It has been said that all fear is fear of death.
I’ve managed to get my head around the fact that all negative emotions are fear. Envy is fear. Anger is fear. Anxiety is fear.
But I hadn’t gotten my head around all fear being fear of death until I came to live with a kid obsessed with death.
Two weeks ago: after a half-hour lost to the ephemeral delights of Screaming Flailing Crazyland on account of who-remembers-what transition, probably that it was time to go to gymnastics, I finally cornered Noodle, gave her a fierce hug, got down in her face, and said gently, “I know you have a hard time when things change when you aren’t ready for them to change.”
Her face crumpled. “I don’t want to grow up! I don’t want to die! I want to be five forever!”
Whoa, dude. And I thought I was existential.
Yesterday, on the way to swimming lessons, apropos of nothing: “Is everybody going to die, the whole world, everybody?”
I’ve learned to just cut to the chase. “Yes.”

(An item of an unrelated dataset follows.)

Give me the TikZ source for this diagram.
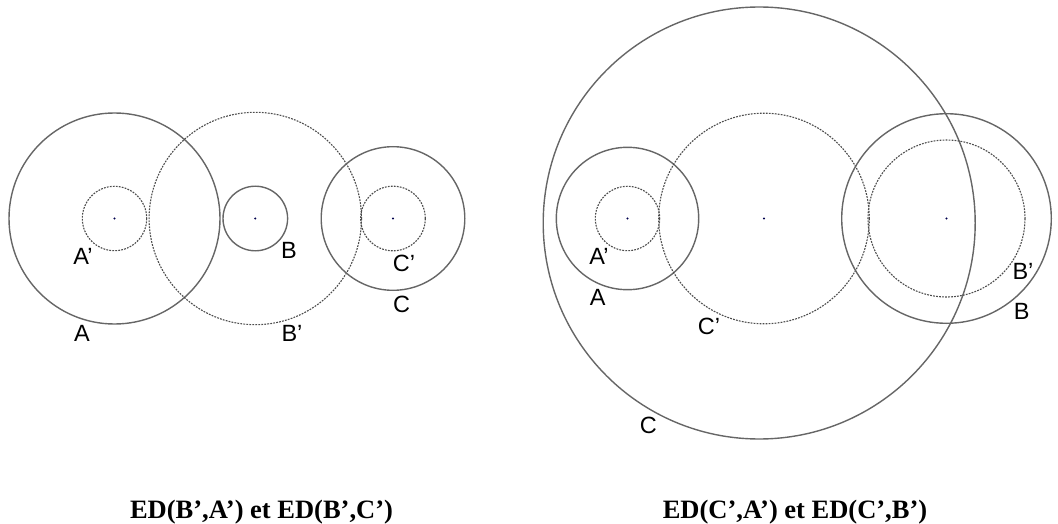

“But that’s sad! I don’t want to die.”
“You aren’t going to die for a long, long time.”
“But, actually,” she brightly reconsidered, “ I want to try die, like, die for a minute and come alive again.”
“Well, sweetie, it doesn’t work that way.”
“Why not? I want to. Then I would know what it would be like, you know, for later.”
Before I could respond to this (who knows how) we arrived at our destination (“Land Ho!” hollered Chicken Little) and I was off the hook until next time.
Surely, if not before then, in May, when her brother’s birth/deathday rolls around. Unsurprisingly, Noodle thinks his cemetery plot is the most fascinating place on earth (“Is he really in there?”).
She recently told her entire preschool class about the cemetery (“We go and visit him at the place where all people go to die”) and her brother (“he lives there, but not really lives, because he’s dead”) with an enthusiasm akin to if he were, say, a newly acquired guinea pig.
To Noodle, the whole dead-sibling thing is like, seriously cool.
It’s given me a totally refreshing take on that particular situation, I must say.